Over 500 American companies in the Coalition for US-Russia Trade urged the Congress to ratchet up work on a draft bill to establish permanent trade relations with Russia. Voice of America reported Friday that they submitted a joint letter to US President Barack Obama asking him to cooperate with Congress on eliminating the Jackson-Vanik Amendment. The coalition pointed up that as long as the USA dithers on enacting Permanent Normal Trade Relations (PNTR), American business will have to watch foreign competitors snatch the best deals that “will lock in commercial relationships for years to come”.
10 November 2012
Voice of Russia World Service
http://english.ruvr.ru/2012_11_10/US-Congress-to-consider-lifting-Jackson-Vanik-amendment-next-week/
Editor’s Note:
A coalition of neoconservative Republicans and interventionist Democrats block action on getting rid of Jackson-Vanik.
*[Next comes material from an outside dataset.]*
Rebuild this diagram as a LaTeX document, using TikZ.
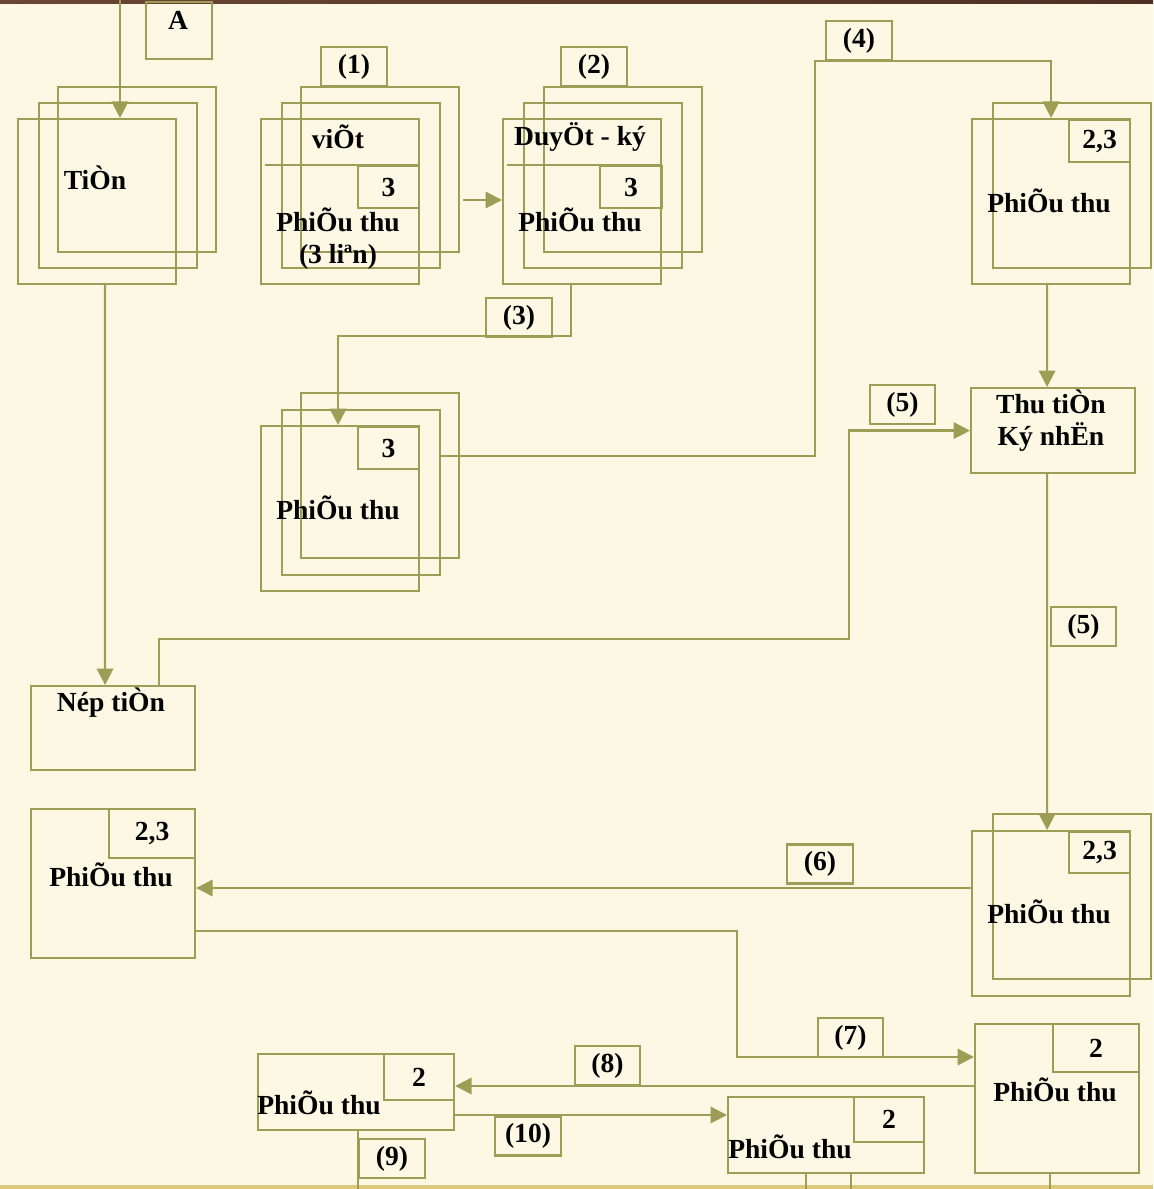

In short, Jackson-Vanik remains because of domestic American political concerns, not because of any real force that it may retain. After all, there’s no bar to Jews emigrating since 1989… many of them have returned since then, fancy that. In fact, Rav Lazar, the Chief Rabbi of Russia, went from Brooklyn to Russia in the 90s, and he’s a member of the RF Public Chamber and a member of Putin’s “outer” inner circle (that is, he’s close to VVP, but he’s not one of the siloviki). The situation addressed (badly) by Jackson-Vanik no longer exists… therefore, it should go in the shitcan. Now, if we can do this, we can also shitcan such overly-expensive Cold War relics as NATO and American deployments on the European continent. The Europeans are perfectly capable of their own national defence… but we should continue deployment of American forces in the UK, which is part of the Anglosphere (and part of the American FEBA based on the GIUK Gap and the English Channel). We can’t afford such hegemonic fripperies anyway, can we?